Ennesimo caso di iconografia religiosa sfruttata a veicolo di persuasione pubblicitaria. A ogni occasione le polveri si alzano a fungo come se fosse la prima volta. Fin che la nuvola sta alta nel cielo della frenesia mediale, si dibatte all’impazzata, gli intellettuali scrivono, i polemisti da tastiera inveiscono, gli indignati si indignano, i libertari ironizzano, i benaltristi distinguono, gli intransigenti condannano: insomma, tutti fanno diligentemente la loro parte in questo rituale civile officiato dall’intatto potere delle immagini sacre e della loro intramontabile suggestione.

Dalle nostre parti, per la verità, siamo storicamente più a nostro agio con le contaminazioni fra sacro e profano. Un tempo era l’arte barocca a impadronirsi dell’erotismo classico per le sue sensuali scene devote. Si è sempre capito che il confine fra la cristallina purezza dello spirito e la densa umoralità dei sensi è tracciato da una linea il più delle volte indiscernibile. Quindi ha fatto un po’ di prevedibile rumore più di mezzo secolo fa la famosa réclame dei jeans di Oliviero Toscani, ma anche un po’ per nulla, perché l’attrazione reciproca è rimasta fatale. Basterebbe ricordare quello che hanno fatto Moschino e Dolce & Gabbana con l’immagine del Sacro Cuore, le “pietà” pubblicitarie di Kookaï, Pinko e Byblos, la sant’Anna di qualche tempo fa messa su giganteschi cartelloni per reclamizzare succhi di frutta, tralasciando l’interminabile antologia degli artisti che hanno fatto dell’immagine devota un must delle loro non necessariamente offensive ironie, da Pierre et Gilles, a Soasig Chamaillard, a David Lachapelle.

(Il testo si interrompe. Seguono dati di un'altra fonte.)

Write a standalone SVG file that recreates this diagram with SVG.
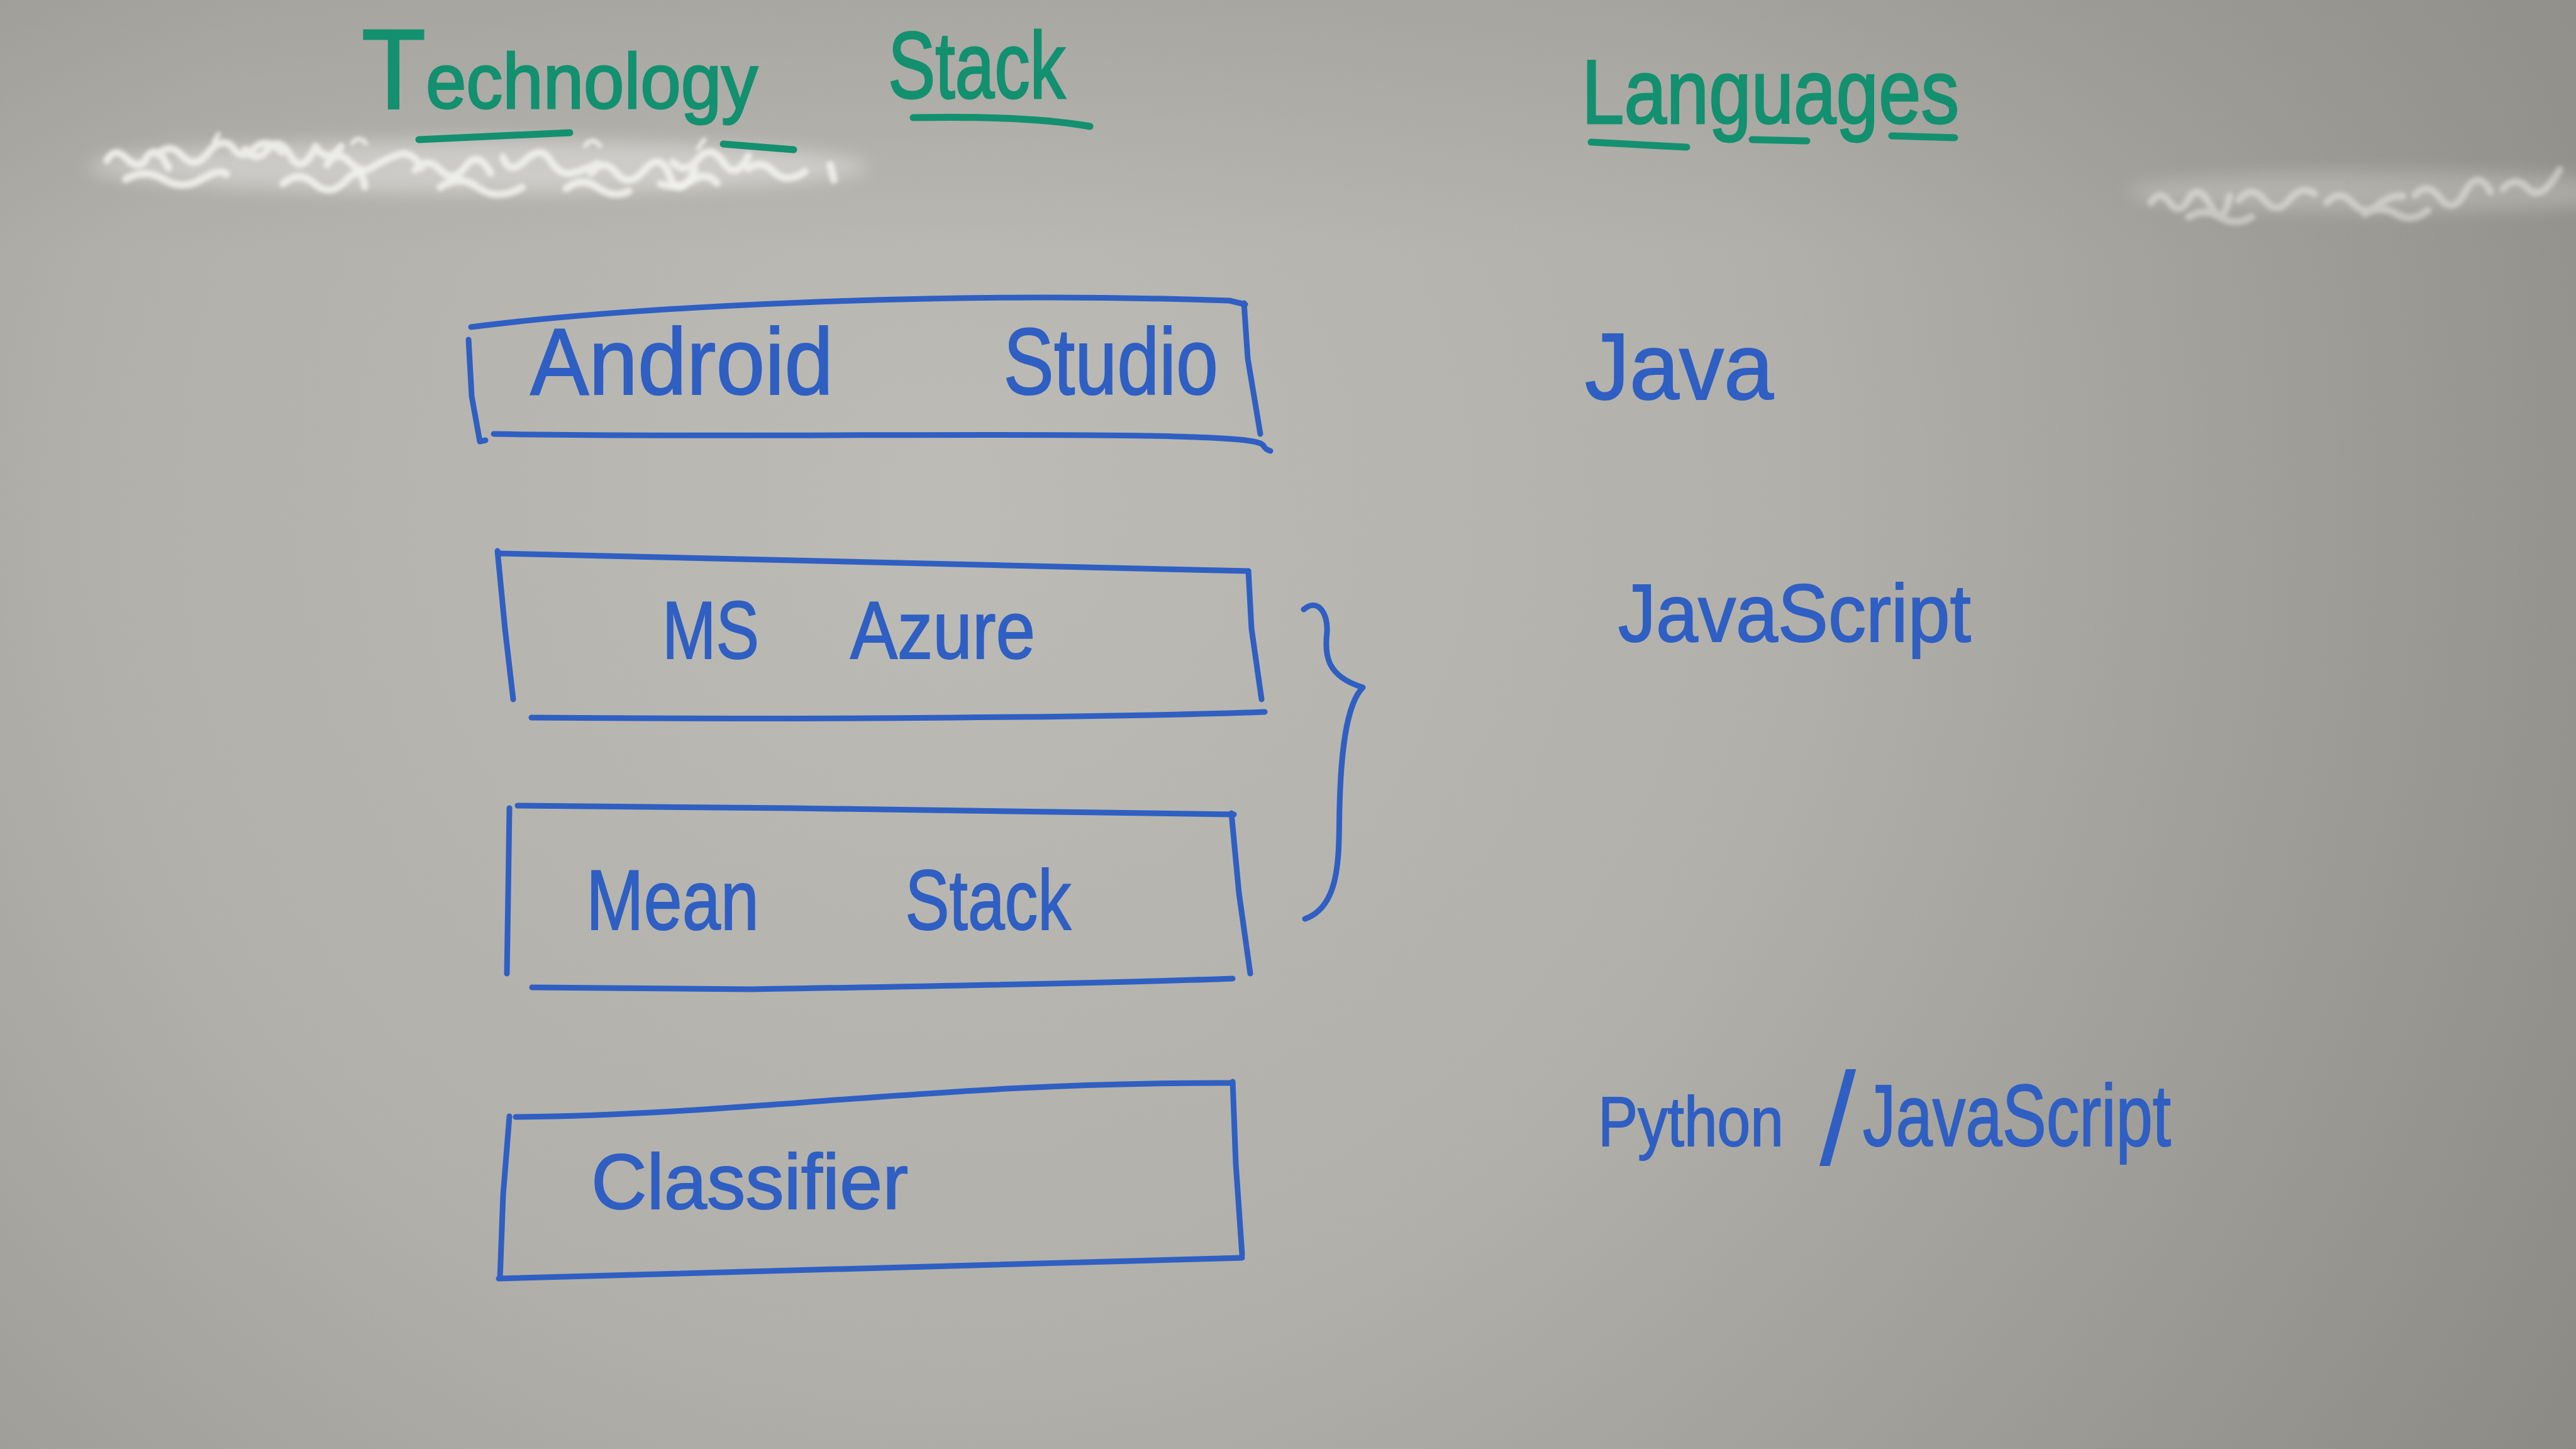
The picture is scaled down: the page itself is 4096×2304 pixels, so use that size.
<svg xmlns="http://www.w3.org/2000/svg" width="4096" height="2304" viewBox="0 0 4096 2304">
<defs>
<radialGradient id="board" cx="1500" cy="800" r="3000" gradientUnits="userSpaceOnUse">
<stop offset="0" stop-color="#bcbbb6"/>
<stop offset="0.45" stop-color="#b2b0aa"/>
<stop offset="1" stop-color="#8c8a84"/>
</radialGradient>
<linearGradient id="topshade" x1="0" y1="0" x2="0" y2="1">
<stop offset="0" stop-color="#8f8e8a" stop-opacity="0.35"/>
<stop offset="1" stop-color="#8f8e8a" stop-opacity="0"/>
</linearGradient>
<filter id="soft" x="-10%" y="-50%" width="120%" height="200%"><feGaussianBlur stdDeviation="14"/></filter>
<filter id="soft2" x="-10%" y="-50%" width="120%" height="200%"><feGaussianBlur stdDeviation="3"/></filter>
</defs>
<style>
.ink{fill:none;stroke:#2f5fc2;stroke-width:9;stroke-linecap:round;stroke-linejoin:round}
.gink{fill:none;stroke:#13906f;stroke-width:11;stroke-linecap:round;stroke-linejoin:round}
.lbl{font-family:"Liberation Sans",Arial,sans-serif;fill:#2f5fc2;stroke:#2f5fc2;stroke-width:2}
.ttl{font-family:"Liberation Sans",Arial,sans-serif;fill:#13906f;stroke:#13906f;stroke-width:3}
.smudge{fill:none;stroke:#f2f2ee;stroke-width:12;stroke-linecap:round;stroke-linejoin:round;opacity:0.85}
</style>
<rect x="0" y="0" width="4096" height="2304" fill="url(#board)"/>
<rect x="0" y="0" width="4096" height="400" fill="url(#topshade)"/>

<g id="smudges">
<ellipse cx="760" cy="265" rx="620" ry="42" fill="#ffffff" opacity="0.35" filter="url(#soft)"/>
<g filter="url(#soft2)">
<path class="smudge" d="M170 255 q12 -22 30 -4 t30 6 q10 -25 28 -8 l10 18 M250 246 q20 -20 40 2 t40 -4 t38 -12 q15 25 35 5 t45 5 M390 238 q18 22 36 0 t36 10 t40 -15 q20 30 40 0 M520 262 q15 -25 35 -5 t35 10 t40 -20 t40 20 M660 270 q20 -22 40 0 t40 -5 t40 10 M800 250 q10 30 35 5 t40 0 t35 20 t40 -15 M940 275 q20 -25 40 0 t45 -5 t40 10 t40 -10 M1070 258 q20 20 40 -5 t40 5 t40 -10 M1190 268 q20 -15 40 5 t50 0 M1320 262 l6 24"/>
<path class="smudge" d="M200 285 q30 -18 60 0 t60 0 t40 -8 M450 292 q25 -22 50 0 t50 -5 t30 10 M700 298 q30 -22 60 0 t70 0 M900 300 q25 -20 50 -2 t50 6 M1050 292 q25 10 50 -5 t40 4"/>
<path class="smudge" style="stroke-width:7" d="M340 225 l8 -12 M560 228 q10 -14 22 0 M930 232 q12 -16 24 0 M1110 236 l10 -14"/>
<ellipse cx="3800" cy="305" rx="420" ry="32" fill="#ffffff" opacity="0.22" filter="url(#soft)"/>
<path class="smudge" style="opacity:0.45" d="M3420 322 q15 -22 30 0 t30 -5 t35 10 t30 -15 M3560 318 q20 -25 40 0 t40 0 t40 -10 M3700 322 q20 -22 40 0 t40 5 t40 -15 M3840 310 q20 -22 40 5 t40 -10 t40 0 M3980 300 q20 -22 40 0 t50 -30 M3480 345 q25 -15 50 0 t50 0 M3760 340 q25 -15 50 0 t50 -5"/>
</g>
</g>

<g id="title-technology">
<text class="ttl" x="575" y="172" font-size="125" textLength="630" lengthAdjust="spacingAndGlyphs"><tspan font-size="180">T</tspan>echnology</text>
<path class="gink" d="M666 222 L906 211"/>
<path class="gink" d="M1150 229 L1262 238"/>
</g>
<g id="title-stack">
<text class="ttl" x="1412" y="156" font-size="150" textLength="282" lengthAdjust="spacingAndGlyphs">Stack</text>
<path class="gink" d="M1452 187 C1560 185 1660 188 1733 201"/>
</g>
<g id="title-languages">
<text class="ttl" x="2515" y="196" font-size="145" textLength="600" lengthAdjust="spacingAndGlyphs">Languages</text>
<path class="gink" d="M2530 226 L2682 234"/>
<path class="gink" d="M2786 222 L2873 224"/>
<path class="gink" d="M3008 216 L3108 219"/>
</g>

<g id="node-android-studio">
<path class="ink" d="M749 520 C1000 488 1500 462 1955 478 L1980 484"/>
<path class="ink" d="M1978 482 L1984 570 L2004 690"/>
<path class="ink" d="M745 540 L750 630 L763 702 L772 700"/>
<path class="ink" d="M785 690 C1100 696 1600 688 1830 693 S1990 708 2020 717"/>
<text class="lbl" y="627" font-size="150"><tspan x="843" textLength="482" lengthAdjust="spacingAndGlyphs">Android</tspan><tspan x="1562" textLength="375" lengthAdjust="spacingAndGlyphs"> Studio</tspan></text>
</g>

<g id="node-ms-azure">
<path class="ink" d="M794 880 C1200 886 1600 896 1985 908"/>
<path class="ink" d="M791 876 L803 1000 L816 1112"/>
<path class="ink" d="M1985 908 L1990 1000 L2006 1112"/>
<path class="ink" d="M845 1141 C1300 1145 1800 1140 2011 1132"/>
<text class="lbl" y="1047" font-size="130"><tspan x="1053" textLength="154" lengthAdjust="spacingAndGlyphs">MS</tspan><tspan x="1327" textLength="319" lengthAdjust="spacingAndGlyphs"> Azure</tspan></text>
</g>

<g id="node-mean-stack">
<path class="ink" d="M823 1281 C1200 1283 1600 1290 1962 1295"/>
<path class="ink" d="M810 1285 L808 1420 L806 1548"/>
<path class="ink" d="M1958 1293 L1970 1420 L1988 1548"/>
<path class="ink" d="M846 1570 L1195 1573 C1500 1568 1800 1562 1960 1556"/>
<text class="lbl" y="1478" font-size="135"><tspan x="932" textLength="275" lengthAdjust="spacingAndGlyphs">Mean</tspan><tspan x="1410" textLength="293" lengthAdjust="spacingAndGlyphs"> Stack</tspan></text>
</g>

<g id="node-classifier">
<path class="ink" d="M820 1776 C1200 1772 1500 1720 1960 1722"/>
<path class="ink" d="M810 1775 L800 1900 L795 2032"/>
<path class="ink" d="M1960 1720 L1965 1850 L1975 1995"/>
<path class="ink" d="M793 2033 C1200 2020 1600 2010 1975 2000"/>
<text class="lbl" x="940" y="1922" font-size="125" textLength="504" lengthAdjust="spacingAndGlyphs">Classifier</text>
</g>

<g id="connectors">
<path class="ink" d="M2073 969 C2095 950 2112 975 2110 1005 C2106 1040 2108 1075 2167 1093 C2140 1120 2132 1200 2130 1283 C2128 1350 2135 1440 2075 1461"/>
</g>

<g id="lang-java">
<text class="lbl" x="2520" y="635" font-size="150" textLength="300" lengthAdjust="spacingAndGlyphs">Java</text>
</g>
<g id="lang-javascript">
<text class="lbl" x="2573" y="1020" font-size="130" textLength="561" lengthAdjust="spacingAndGlyphs">JavaScript</text>
</g>
<g id="lang-python-javascript">
<text class="lbl" y="1822" font-size="140"><tspan x="2541" font-size="112" textLength="295" lengthAdjust="spacingAndGlyphs">Python</tspan><tspan x="2893" font-size="210" dy="30" stroke-width="0">/</tspan><tspan x="2962" dy="-30" textLength="490" lengthAdjust="spacingAndGlyphs">JavaScript</tspan></text>
</g>
</svg>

In tutti questi fatti a risaltare è più l’intatto potere dell’icona che non il gesto di superficie che sembra trasgredirla.

Ma stavolta c’è di mezzo la Lituania, uno di questi strani paesi baltici ex sovietici che, dopo decenni di asfissiante totalitarismo, vanno tutti assumendo orientamenti vagamente autoritari. Nostalgia canaglia. Quindi, ecco come vanno le cose: il governo lituano condanna l’azienda colpevole di un atto lesivo della sensibilità credente e le istituzioni europee la assolvono, scatenando la solita questione di giurisprudenza comunitaria, che va dal diametro dei cetrioli alla lunghezza dei cacciaviti, glissando sulle quote profughi per nazione, ma sempre irremovibile quando si tratta della libertà di espressione. Ormai è un format. Ogni volta porta alla luce del sole l’impossibile quadratura del cerchio liberale che fa da perimetro alla nostra nuova ortodossia civile. Una storia lunga. Già nel Seicento, secolo madre del principio di tolleranza, ci si era cominciati a chiedere fin dove bisogna spingersi a tollerare. Questa vicenda parla più dei limiti interni ai protocolli culturali della nostra Europa democratica che delle offese recate da certe immagini alla sensibilità religiosa. Ovviamente non mancano quelli che ci fanno la cresta elettorale.

In tutto questo, a vincere la contesa sembra di sicuro la griffe al centro della bagarre, che non poteva sperare in una notorietà di più ampia diffusione, planetaria e gratuita. E a essere messa alla prova è anche la tenuta emotiva del mondo religioso, diviso fra tentazione allo strepito, conferma sociale di molti luoghi comuni, e un signorile contegno, frutto dell’intelligenza e munito del sorriso, cosciente del fatto che nulla può realmente offendere il Dio in cui si crede, se non l’incoerenza di chi lo testimonia, quindi anche attenta a non iniettare il botulino dell’importanza in qualcosa che di suo non ne ha granché. Questa signorilità renderebbe al mercato quel che è del mercato, e a Dio quel che è di Dio.